Nothing could stop Tej Narayan Mahto from stealing food grains from individual card holders. “If you raise your voice against me, not a gram of food grain will be given to you any more” retorted Tej Narayan. And from mid-July, he stopped giving ration to 170 card-holders, out of 195 total card holders in the village.

SHGs have been active in Dumarkudar since 2008. PRADAN started working with them from 2017 and at present 23 SHGs are associated with the Dumarkudar VO. Soon, irregularities in ration distribution and violent behaviour of a crook like Tej Narayan became the major topic of discussion in the VO meetings. A tussle was inevitable. Collective support and a consensus could not be achieved though, in fact about 24 of the ration-card holders would never utter a word against Tej Narayan as they were getting the stipulated quantity of ration, every week. But then the VO members went to check the MIS of NFSA (National food Security Act) no discrepancy was found there. It showed that ration had been distributed till last of August!
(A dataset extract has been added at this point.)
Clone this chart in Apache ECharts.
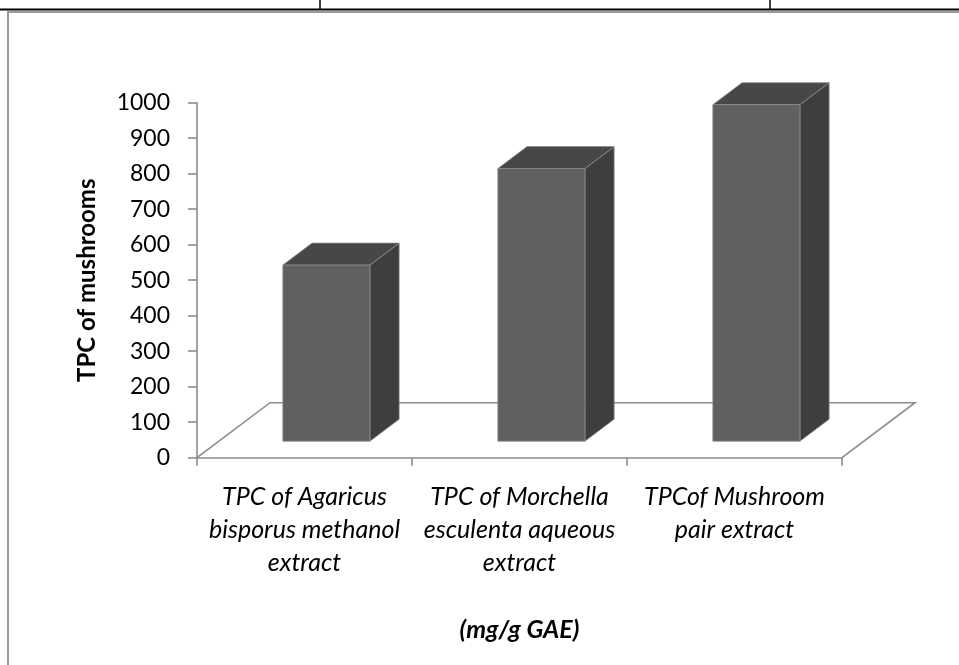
<!DOCTYPE html>
<html><head><meta charset="utf-8">
<script src="https://cdn.jsdelivr.net/npm/echarts@6/dist/echarts.min.js"></script>
<style>html,body{margin:0;padding:0;background:#fff;}#c{width:959px;height:665px;}</style>
</head><body><div id="c"></div>
<script>
// ---- data ----
const categories = ['TPC of Agaricus\nbisporus methanol\nextract', 'TPC of Morchella\nesculenta aqueous\nextract', 'TPCof Mushroom\npair extract'];
const values = [496, 768, 948];
const yMin = 0, yMax = 1000, yInterval = 100;
const yAxisTitle = 'TPC of mushrooms';
const xAxisTitle = '(mg/g GAE)';

// ---- 3D look (pixels / fractions) ----
const FLOOR_DX = 73, FLOOR_DY = -55;
const BAR_FRONT = 0.3, BAR_BACK = 0.7;
const BAR_WIDTH = 0.405;
const FONT = 'Lato, "Open Sans", sans-serif';
const AXIS_COLOR = '#8c8c8c';

function renderFloor(params, api) {
  const cs = params.coordSys;
  const xl = cs.x, xr = cs.x + cs.width, yb = cs.y + cs.height;
  return {
    type: 'polyline',
    shape: { points: [[xl, yb], [xl + FLOOR_DX, yb + FLOOR_DY], [xr + FLOOR_DX, yb + FLOOR_DY], [xr, yb]] },
    style: { stroke: AXIS_COLOR, lineWidth: 1.6, fill: null },
    silent: true
  };
}

function renderBar(params, api) {
  const cat = api.value(0), v = api.value(1);
  const top = api.coord([cat, v]);
  const base = api.coord([cat, 0]);
  const bw = api.size([1, 0])[0] * BAR_WIDTH;
  const fx = FLOOR_DX * BAR_FRONT, fy = FLOOR_DY * BAR_FRONT;
  const ddx = FLOOR_DX * (BAR_BACK - BAR_FRONT), ddy = FLOOR_DY * (BAR_BACK - BAR_FRONT);
  const x0 = base[0] - bw / 2 + fx, x1 = base[0] + bw / 2 + fx;
  const y0 = base[1] + fy, y1 = top[1] + fy;
  const edge = { stroke: '#8a8a8a', lineWidth: 0.8 };
  return {
    type: 'group',
    children: [
      { type: 'polygon', shape: { points: [[x1, y1], [x1 + ddx, y1 + ddy], [x1 + ddx, y0 + ddy], [x1, y0]] },
        style: Object.assign({ fill: '#3e3e3e' }, edge) },
      { type: 'polygon', shape: { points: [[x0, y1], [x1, y1], [x1 + ddx, y1 + ddy], [x0 + ddx, y1 + ddy]] },
        style: Object.assign({ fill: '#474747' }, edge) },
      { type: 'rect', shape: { x: x0, y: y1, width: x1 - x0, height: y0 - y1 },
        style: Object.assign({ fill: '#606060' }, edge) }
    ]
  };
}

const chart = echarts.init(document.getElementById('c'), null, { renderer: 'canvas' });
chart.setOption({
  animation: false,
  backgroundColor: '#fff',
  grid: { left: 197, right: 117, top: 102.7, bottom: 207.3, containLabel: false },
  xAxis: {
    type: 'category',
    data: categories,
    boundaryGap: true,
    axisLine: { show: true, lineStyle: { color: AXIS_COLOR, width: 1.6 } },
    axisTick: { show: true, length: 8, alignWithLabel: false, lineStyle: { color: AXIS_COLOR, width: 1.6 } },
    axisLabel: { interval: 0, margin: 23, color: '#000', fontFamily: FONT, fontStyle: 'italic', fontSize: 25, lineHeight: 33, align: 'center' },
    name: xAxisTitle,
    nameLocation: 'middle',
    nameGap: 160,
    nameTextStyle: { color: '#000', fontFamily: FONT, fontStyle: 'italic', fontWeight: 'bold', fontSize: 25 },
    splitLine: { show: false }
  },
  yAxis: {
    type: 'value',
    min: yMin, max: yMax, interval: yInterval,
    axisLine: { show: true, lineStyle: { color: AXIS_COLOR, width: 1.6 } },
    axisTick: { show: true, length: 9, lineStyle: { color: AXIS_COLOR, width: 1.6 } },
    axisLabel: { margin: 27, color: '#000', fontFamily: FONT, fontSize: 23, formatter: v => String(v) },
    splitLine: { show: false },
    name: yAxisTitle,
    nameLocation: 'middle',
    nameGap: 98,
    nameRotate: 90,
    nameTextStyle: { color: '#000', fontFamily: FONT, fontWeight: 'bold', fontSize: 24 }
  },
  series: [
    { type: 'custom', renderItem: renderFloor, data: [[0, 0]], z: 1, silent: true, clip: false },
    { type: 'custom', renderItem: renderBar, data: values.map((v, i) => [i, v]), z: 3, clip: false,
      encode: { x: 0, y: 1 } }
  ],
  graphic: [
    { type: 'line', shape: { x1: 0, y1: 9.5, x2: 959, y2: 9.5 }, style: { stroke: '#000', lineWidth: 2 }, silent: true },
    { type: 'line', shape: { x1: 320, y1: 0, x2: 320, y2: 9 }, style: { stroke: '#000', lineWidth: 1.5 }, silent: true },
    { type: 'line', shape: { x1: 770, y1: 0, x2: 770, y2: 9 }, style: { stroke: '#000', lineWidth: 1.5 }, silent: true },
    { type: 'line', shape: { x1: 8, y1: 12, x2: 959, y2: 12 }, style: { stroke: '#9a9a9a', lineWidth: 2 }, silent: true },
    { type: 'line', shape: { x1: 8, y1: 11, x2: 8, y2: 665 }, style: { stroke: '#9a9a9a', lineWidth: 2 }, silent: true }
  ]
});
</script>
</body></html>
Tej Narayan’s intention became crystal clear. The VO members had no other choice left, but to unite. On 19th of September a convoy of four vehicles and a dozen of motorbikes carried 70 odd members of the VO and the local Jagriti Mahila Sangh along with the Panchayat representatives to the office of the Circle Officer (CO), Kasmar block, Bokaro.

“We are here not for a gram of grain, it’s about our rights, about our entitlements. And if we have to fight to secure it, we mustn’t recede.”
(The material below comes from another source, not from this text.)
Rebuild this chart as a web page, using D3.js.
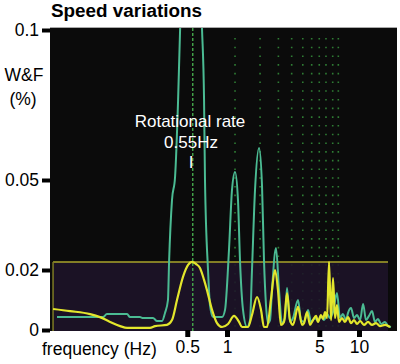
<!DOCTYPE html>
<html>
<head>
<meta charset="utf-8">
<script src="https://cdnjs.cloudflare.com/ajax/libs/d3/7.8.5/d3.min.js"></script>
<style>
  body { margin: 0; background: #fff; }
  text { font-family: "Liberation Sans", Helvetica, Arial, sans-serif; }
</style>
</head>
<body>
<div id="area"></div>
<script>
// tick labels
var yTicks = [0, 0.02, 0.05, 0.1];
var xTicks = [0.5, 1, 5, 10];

// rotational rate and the dotted harmonic columns (Hz)
var rotationalRate = 0.55;
var harmonicFreq = [1.15, 1.78, 2.45, 3.09, 3.75, 4.38, 5.0, 5.62, 6.32, 6.97];

// threshold band
var bandFreq = [0.0481, 16.59];
var bandTop = 0.0227;

// green trace (W&F %, per frequency)
var greenFreq = [0.0515, 0.0769, 0.115, 0.123, 0.175, 0.184, 0.219, 0.231, 0.275, 0.295,
  0.322, 0.339, 0.357, 0.364, 0.383, 0.404, 0.426, 0.441, 0.481, 0.536,
  0.593, 0.647, 0.670, 0.681, 0.718, 0.743, 0.784, 0.917, 0.966, 1.035,
  1.091, 1.150, 1.211, 1.254, 1.322, 1.418, 1.494, 1.546, 1.630, 1.748,
  1.841, 1.906, 1.974, 2.045, 2.117, 2.192, 2.350, 2.477, 2.610, 2.750,
  2.848, 3.000, 3.162, 3.451, 3.636, 3.83, 4.11, 4.33, 4.64, 4.895,
  5.15, 5.434, 5.727, 6.032, 6.353, 6.81, 7.176, 7.56, 7.972, 8.257,
  8.70, 9.172, 9.66, 10.19, 10.74, 11.3, 11.9, 12.55, 13.21, 13.93,
  14.68, 15.74, 16.59, 17.47];
var greenWF = [0.0043, 0.0043, 0.0043, 0.0053, 0.0053, 0.0043, 0.0043, 0.004, 0.004, 0.003,
  0.003, 0.0057, 0.01, 0.0227, 0.0433, 0.051, 0.0767, 0.1, 0.13, 0.14,
  0.13, 0.1, 0.0767, 0.05, 0.02, 0.0083, 0.0043, 0.0043, 0.0067, 0.0267,
  0.0467, 0.0527, 0.0433, 0.0233, 0.0067, 0.001, 0.0033, 0.02, 0.0467, 0.0607,
  0.0483, 0.0233, 0.0083, 0.0023, 0.0033, 0.0133, 0.0273, 0.0133, 0.0023, 0.004,
  0.014, 0.0027, 0.004, 0.01, 0.0033, 0.0027, 0.0067, 0.0027, 0.004, 0.003,
  0.0047, 0.0033, 0.0053, 0.004, 0.006, 0.0123, 0.004, 0.0053, 0.0033, 0.0057,
  0.0073, 0.004, 0.005, 0.0033, 0.0087, 0.0033, 0.0047, 0.0063, 0.0027, 0.0037,
  0.002, 0.0027, 0.0013, 0.001];

// yellow trace
var yellowFreq = [0.0481, 0.0647, 0.0917, 0.109, 0.130, 0.155, 0.175, 0.261, 0.285, 0.351,
  0.383, 0.418, 0.464, 0.507, 0.543, 0.582, 0.624, 0.670, 0.705, 0.770,
  0.840, 0.917, 1.018, 1.130, 1.233, 1.299, 1.443, 1.546, 1.688, 1.81,
  1.906, 2.01, 2.15, 2.310, 2.433, 2.56, 2.703, 2.848, 3.0, 3.162,
  3.451, 3.701, 3.83, 4.039, 4.255, 4.48, 4.727, 4.895, 5.15, 5.34,
  5.53, 5.727, 5.929, 6.137, 6.353, 6.576, 6.81, 7.05, 7.432, 7.83,
  8.257, 8.70, 9.172, 9.66, 10.19, 10.9, 11.70, 12.55, 13.45, 14.42,
  15.74, 17.18];
var yellowWF = [0.007, 0.0063, 0.0053, 0.0043, 0.0027, 0.0013, 0.0007, 0.0007, 0.0013, 0.0017,
  0.0033, 0.01, 0.0177, 0.0217, 0.0227, 0.022, 0.0207, 0.0167, 0.0133, 0.0067,
  0.0023, 0.001, 0.002, 0.0047, 0.0027, 0.001, 0.001, 0.005, 0.011, 0.0067,
  0.001, 0.001, 0.01, 0.02, 0.0133, 0.0017, 0.0027, 0.0123, 0.0033, 0.0017,
  0.0077, 0.0017, 0.0023, 0.006, 0.0017, 0.0033, 0.0047, 0.0027, 0.005, 0.0037,
  0.006, 0.004, 0.0227, 0.0033, 0.0173, 0.004, 0.0083, 0.0027, 0.004, 0.0027,
  0.0043, 0.0023, 0.0033, 0.002, 0.003, 0.0017, 0.0027, 0.0017, 0.0023, 0.0013,
  0.0017, 0.001];

var width = 400, height = 364;
var plot = {left: 50, right: 397, top: 28, bottom: 331};
var labelFont = 17.5;

var svg = d3.select('#area').append('svg')
    .attr('width', width)
    .attr('height', height);

var x = d3.scaleLog()
    .domain([0.0456, 19.4])
    .range([plot.left, plot.right]);

var y = d3.scaleLinear()
    .domain([0, 0.1])
    .range([330, 30]);

// black screen
svg.append('rect')
    .attr('x', plot.left)
    .attr('y', plot.top)
    .attr('width', plot.right - plot.left)
    .attr('height', plot.bottom - plot.top)
    .attr('fill', '#0b0b0b');
svg.append('line')
    .attr('x1', plot.left).attr('x2', plot.right)
    .attr('y1', plot.top - 0.5).attr('y2', plot.top - 0.5)
    .attr('stroke', '#aaa');

svg.append('clipPath').attr('id', 'clip')
  .append('rect')
    .attr('x', plot.left)
    .attr('y', plot.top)
    .attr('width', plot.right - plot.left)
    .attr('height', plot.bottom - plot.top);

var g = svg.append('g').attr('clip-path', 'url(#clip)');

// dotted harmonic columns
g.selectAll('.harm')
    .data(harmonicFreq)
    .enter().append('line')
    .attr('class', 'harm')
    .attr('x1', function(d) { return x(d); })
    .attr('x2', function(d) { return x(d); })
    .attr('y1', 38)
    .attr('y2', plot.bottom)
    .attr('stroke', '#2f7d34')
    .attr('stroke-width', 1.6)
    .attr('stroke-dasharray', '1.6 7.1');

// threshold band
g.append('rect')
    .attr('x', x(bandFreq[0]))
    .attr('y', y(bandTop))
    .attr('width', x(bandFreq[1]) - x(bandFreq[0]))
    .attr('height', plot.bottom - y(bandTop))
    .attr('fill', '#1e1329')
    .attr('fill-opacity', 0.88);
g.append('line')
    .attr('x1', x(bandFreq[0])).attr('x2', x(bandFreq[1]))
    .attr('y1', y(bandTop)).attr('y2', y(bandTop))
    .attr('stroke', '#a8a52a')
    .attr('stroke-width', 1.5);
g.append('line')
    .attr('x1', x(bandFreq[0])).attr('x2', x(bandFreq[0]))
    .attr('y1', y(bandTop)).attr('y2', plot.bottom)
    .attr('stroke', '#7d7a24')
    .attr('stroke-width', 1.5);

// rotational rate marker
g.append('line')
    .attr('x1', x(rotationalRate)).attr('x2', x(rotationalRate))
    .attr('y1', plot.top).attr('y2', plot.bottom)
    .attr('stroke', '#45a84b')
    .attr('stroke-width', 1.4)
    .attr('stroke-dasharray', '3 2');

var line = d3.line()
    .x(function(d) { return x(d[0]); })
    .y(function(d) { return y(d[1]); })
    .curve(d3.curveMonotoneX);

var green = greenFreq.map(function(f, i) { return [f, greenWF[i]]; });
var yellow = yellowFreq.map(function(f, i) { return [f, yellowWF[i]]; });

g.append('path')
    .datum(green)
    .attr('d', line)
    .attr('fill', 'none')
    .attr('stroke', '#4bbb93')
    .attr('stroke-width', 2);

g.append('path')
    .datum(yellow)
    .attr('d', line)
    .attr('fill', 'none')
    .attr('stroke', '#e3e62c')
    .attr('stroke-width', 2.2);

// annotation
var note = svg.append('g')
    .attr('fill', '#fff')
    .attr('font-size', 17)
    .attr('text-anchor', 'middle');
note.append('text').attr('x', 190).attr('y', 127).text('Rotational rate');
note.append('text').attr('x', 191).attr('y', 148).text('0.55Hz');
note.append('text').attr('x', 191).attr('y', 168).text('I');

// axes
var yAxis = d3.axisLeft(y)
    .tickValues(yTicks)
    .tickSize(8)
    .tickPadding(3)
    .tickFormat(function(d) { return String(d); });

var yg = svg.append('g')
    .attr('transform', 'translate(' + plot.left + ',0)')
    .call(yAxis);
yg.select('.domain').remove();
yg.selectAll('line').attr('stroke', '#000').attr('stroke-width', 4);
yg.selectAll('text')
    .attr('font-size', labelFont)
    .attr('font-family', '"Liberation Sans", Helvetica, Arial, sans-serif')
    .attr('fill', '#000');

var xAxis = d3.axisBottom(x)
    .tickValues(xTicks)
    .tickSize(7)
    .tickPadding(4)
    .tickFormat(function(d) { return String(d); });

var xg = svg.append('g')
    .attr('transform', 'translate(0,' + 330 + ')')
    .call(xAxis);
xg.select('.domain').remove();
xg.selectAll('line').attr('stroke', '#000').attr('stroke-width', 5);
xg.selectAll('text')
    .attr('font-size', labelFont)
    .attr('font-family', '"Liberation Sans", Helvetica, Arial, sans-serif')
    .attr('fill', '#000');

// labels
svg.append('text')
    .attr('x', 24).attr('y', 81)
    .attr('text-anchor', 'middle')
    .attr('font-size', labelFont)
    .text('W&F');
svg.append('text')
    .attr('x', 23).attr('y', 105)
    .attr('text-anchor', 'middle')
    .attr('font-size', labelFont)
    .text('(%)');
svg.append('text')
    .attr('x', 42).attr('y', 355)
    .attr('font-size', labelFont)
    .text('frequency (Hz)');

svg.append('text')
    .attr('x', 51).attr('y', 17)
    .attr('font-family', 'Lato, "Open Sans", sans-serif')
    .attr('font-weight', 'bold')
    .attr('font-size', 18)
    .attr('textLength', 151)
    .attr('lengthAdjust', 'spacingAndGlyphs')
    .text('Speed variations');
</script>
</body>
</html>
A formal complaint was lodged and CO’s visit to the ration shop was demanded at the earliest possible for investigation and necessary action. The CO sent one of his junior staff, the Halka Officer instead, to do the investigation. The Halka Officer almost gave a clean-chit to Tej Narayan.

Deeply upset with the CO’s inaction, VO members had to arrange another meeting and decided to approach the Deputy Development Commissioner (DDC), of Bokaro the next day. Accordingly, on 22nd September, a group of 15 representatives met with the DDC and described the situation. On the 24th of September, Tej Narayan’s ration-shop licence was suspended for 2 months and another dealer was allocated for ration distribution to members of Dumarkudar village.

On 4th October, around 150 villagers, led by the VO leaders met with the local MLA, Dr. Lambodhar Mahto with the final demand to cancel the Tej Narayan’s license. Dr. Mahto took no time to address their demand by ensuring selection of another eligible SHG, nominated by the villages and the didis of Dumarkudar village.

It’s a triumph. Maybe a small one in comparison to all other issues of poverty and discrimination, but a decisive one. And it’s not just about Dumarkudar village, but all across the seven states where we are working, women members from more than 21,000 SHGs are raising their concerns against social injustice and working in tandem with the local administration to fix the issues. And in their struggle, they have also mobilized support from PRI members, school teachers and the village youths. Be it PDS malfunctioning, stopping illegal liquor trade, or issues in accessing public entitlements – they are the new leaders spreading hope and ensuring prompt corrective measures in some of the most remote hamlets of India.